Hazırlıkları devam eden taslakta, işverenin konkordato ilan etmesi, aciz vesikası alınması veya iflası nedeni ile ödeme güçlüğüne düştüğü hallerde, işçilerin son üç aylık net ücret alacaklarının karşılandığı fondan ödenecek en fazla tutarın, sigorta primine esas kazancın üst sınırını aşmaması yönünde bir düzenleme üzerinde duruluyor.

İŞ SAĞLIĞI VE GÜVENLİĞİ

 Hazırlanan ''İş Sağlığı ve Güvenliği Kanunu Tasarı Taslağı'' kurulacak hükümetin masasında bulacağı düzenlemeler içinde yer alıyor. Taslak, sadece İş Kanunu kapsamındaki işler ve iş yerlerine yönelik iş sağlığı ve güvenliği düzenlemelerinin, bütün iş yerlerinde ve işlerde uygulanmasını öngörüyor. Çalışanların sağlık ve güvenliklerinin korunması, mesleki risklerin önlenmesi, risk ve kaza faktörlerinin ortadan kaldırılması ile iş yerlerinde sağlık ve güvenlik şartlarının sürekli olarak iyileştirilmesi için alınacak önlemler ve bu konulardaki görev, yetki, yükümlülük ve sorumlulukların düzenlenmesini öngören taslağa, getirdiği yükümlülükler nedeniyle, özellikle işverenlerin karşı çıktığı ileri sürülüyor.

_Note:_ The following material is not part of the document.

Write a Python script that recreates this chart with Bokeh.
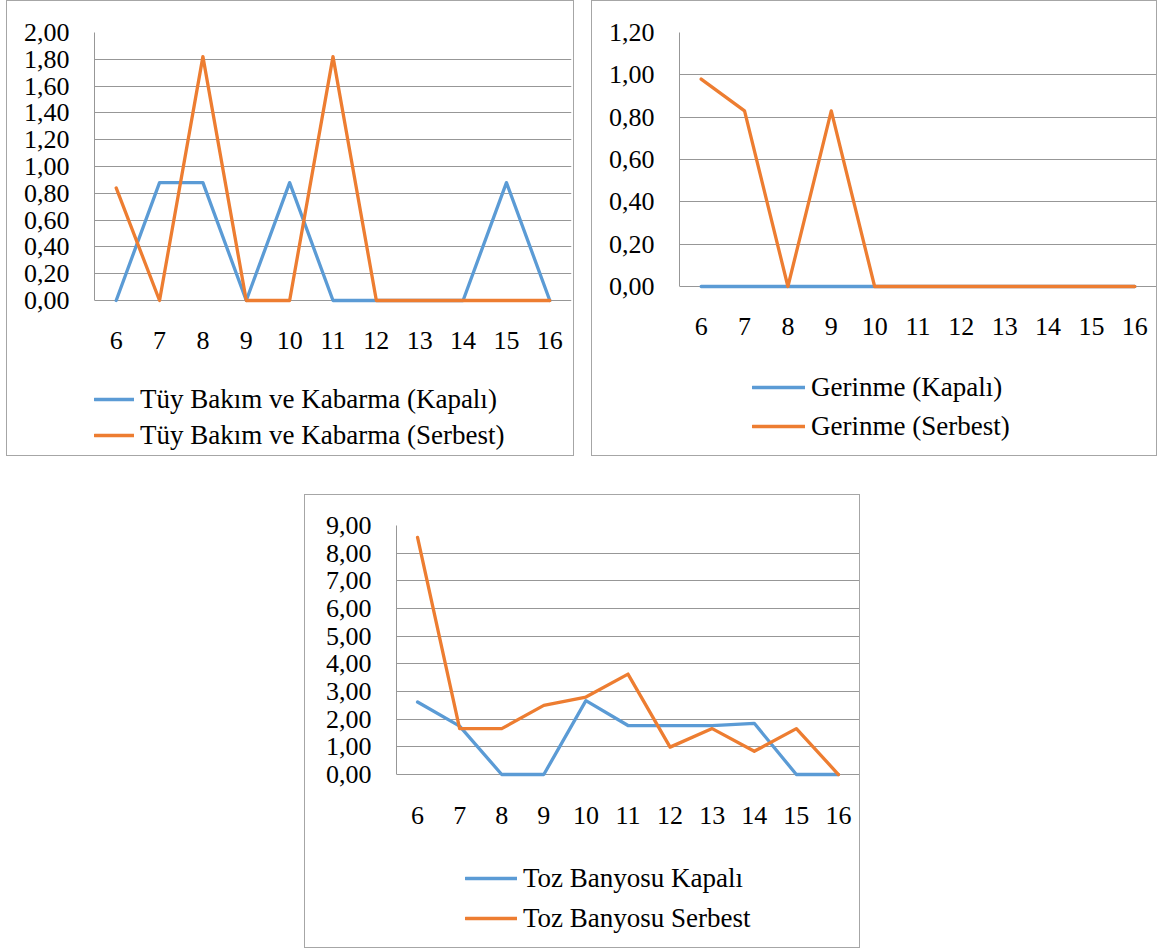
from bokeh.plotting import figure
from bokeh.models import (Range1d, FactorRange, FixedTicker, CustomJSTickFormatter,
                          Legend, LegendItem, Spacer)
from bokeh.layouts import column, row
from bokeh.embed import file_html
from bokeh.resources import INLINE

# ---------------- data ----------------
days = ["6", "7", "8", "9", "10", "11", "12", "13", "14", "15", "16"]

tuy_kapali = [0.00, 0.88, 0.88, 0.00, 0.88, 0.00, 0.00, 0.00, 0.00, 0.88, 0.00]
tuy_serbest = [0.84, 0.00, 1.82, 0.00, 0.00, 1.82, 0.00, 0.00, 0.00, 0.00, 0.00]

ger_kapali = [0.00, 0.00, 0.00, 0.00, 0.00, 0.00, 0.00, 0.00, 0.00, 0.00, 0.00]
ger_serbest = [0.98, 0.83, 0.00, 0.83, 0.00, 0.00, 0.00, 0.00, 0.00, 0.00, 0.00]

toz_kapali = [2.62, 1.75, 0.00, 0.00, 2.67, 1.77, 1.77, 1.77, 1.85, 0.00, 0.00]
toz_serbest = [8.57, 1.66, 1.66, 2.50, 2.80, 3.63, 0.99, 1.66, 0.84, 1.66, 0.00]

ticks_tuy = [0.0, 0.2, 0.4, 0.6, 0.8, 1.0, 1.2, 1.4, 1.6, 1.8, 2.0]
ticks_ger = [0.0, 0.2, 0.4, 0.6, 0.8, 1.0, 1.2]
ticks_toz = [0, 1, 2, 3, 4, 5, 6, 7, 8, 9]

labels_tuy = ["Tüy Bakım ve Kabarma (Kapalı)", "Tüy Bakım ve Kabarma (Serbest)"]
labels_ger = ["Gerinme (Kapalı)", "Gerinme (Serbest)"]
labels_toz = ["Toz Banyosu Kapalı", "Toz Banyosu Serbest"]

BLUE = "#5B9BD5"
ORANGE = "#ED7D31"
GRID = "#979797"
FONT = "Liberation Serif"
FS = "26px"
LFS = "27px"


def make_chart(width, height, mbl, mbr, mbt, mbb, y0, y1, ticks, s1, s2, labels,
               leg_loc, leg_spacing, glyph_w):
    p = figure(width=width, height=height, x_range=FactorRange(factors=days, range_padding=0),
               y_range=Range1d(y0, y1), output_backend="svg", toolbar_location=None,
               min_border_left=mbl, min_border_right=mbr, min_border_top=mbt,
               min_border_bottom=mbb, background_fill_color="white",
               border_fill_color="white", outline_line_color=None,
               styles={"border": "1.5px solid #A6A6A6", "box-sizing": "border-box"})
    p.xgrid.grid_line_color = None
    p.ygrid.grid_line_color = GRID
    p.ygrid.grid_line_width = 1
    p.yaxis.ticker = FixedTicker(ticks=ticks)
    p.yaxis.formatter = CustomJSTickFormatter(code="return tick.toFixed(2).replace('.', ',');")
    p.yaxis.bounds = (0, y1)
    for ax in (p.xaxis[0], p.yaxis[0]):
        ax.major_tick_line_color = None
        ax.minor_tick_line_color = None
        ax.major_tick_out = 0
        ax.major_tick_in = 0
        ax.minor_tick_out = 0
        ax.minor_tick_in = 0
        ax.major_label_text_font = FONT
        ax.major_label_text_font_size = FS
        ax.major_label_text_color = "black"
    p.yaxis.axis_line_color = GRID
    p.yaxis.axis_line_width = 1
    p.yaxis.major_label_standoff = 25
    p.xaxis.axis_line_color = None
    p.xaxis.fixed_location = 0
    p.xaxis.major_label_standoff = 32

    r1 = p.line(days, s1, line_color=BLUE, line_width=3.3, line_join="round", line_cap="round")
    r2 = p.line(days, s2, line_color=ORANGE, line_width=3.3, line_join="round", line_cap="round")

    legend = Legend(items=[LegendItem(label=labels[0], renderers=[r1]),
                           LegendItem(label=labels[1], renderers=[r2])],
                    location=leg_loc, orientation="vertical",
                    glyph_width=glyph_w, glyph_height=32, label_height=32,
                    label_standoff=6, spacing=leg_spacing, padding=0, margin=0,
                    border_line_color=None, background_fill_alpha=0,
                    label_text_font=FONT, label_text_font_size=LFS,
                    label_text_color="black")
    p.add_layout(legend, "center")
    return p


p1 = make_chart(568, 456, 87, 4, 31, 4, -1.1418, 2.0, ticks_tuy,
                tuy_kapali, tuy_serbest, labels_tuy, (0, 2), 4, 40)
p2 = make_chart(566, 456, 87, 2, 31, 4, -0.789, 1.2, ticks_ger,
                ger_kapali, ger_serbest, labels_ger, (73, 11), 7, 53)
p3 = make_chart(556, 454, 91, 2, 30, 4, -6.18, 9.0, ticks_toz,
                toz_kapali, toz_serbest, labels_toz, (69, 11), 8, 52)

layout = column(row(Spacer(width=6), p1, Spacer(width=17), p2), Spacer(height=38),
                row(Spacer(width=304), p3))

open("out.html", "w").write(file_html(layout, INLINE))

KAYIT DIŞI MÜCADELEYE YÖNELİK YASA TASLAĞI

 Sosyal Güvenlik Kurumu'nun (SGK), aktif sigortalı ücretlerinin banka hesapları aracılığıyla ödenmesi konusundaki yasa taslağı da çıkarılmayı bekleyen taslaklar arasında bulunuyor. İşverenlerin sigortalılık ve ücret konusundaki beyanlarının banka kayıtlarıyla karşılaştırılması ve bu sayede kayıt dışının önlenmesini amaçlayan taslağın yasalaşması durumunda, özellikle, işçinin eline geçen ücretle bordroda gösterilen ücret arasındaki farklar tespit edilebilecek. Taslağın öngördüğü biçimde, ücretlerin banka hesaplarına brüt olarak yatırılmasıyla vergi ve sigorta primleri doğrudan tahsil edilebilecek. Böylece SGK'nın aktüaryal yapısı güçlendirilecek.

HAVA İŞ KANUNU

Hava araçlarında iş sözleşmesi ile çalışan uçucu personelin çalışma koşullarının düzenlenmesi ve sosyal haklarının güvence altına alınması amacıyla hazırlanan ''Hava İş Kanunu'' tasarısı, uzun süredir TBMM'de bulunuyor. Uçucu personelin çalışma süreleri, izin günleri, işten ayrılma ile iş akdinin fesih nedenleri ve personele ödenecek kıdem tazminatlarını belli kurallara bağlayan taslak da yeni hükümeti bekliyor.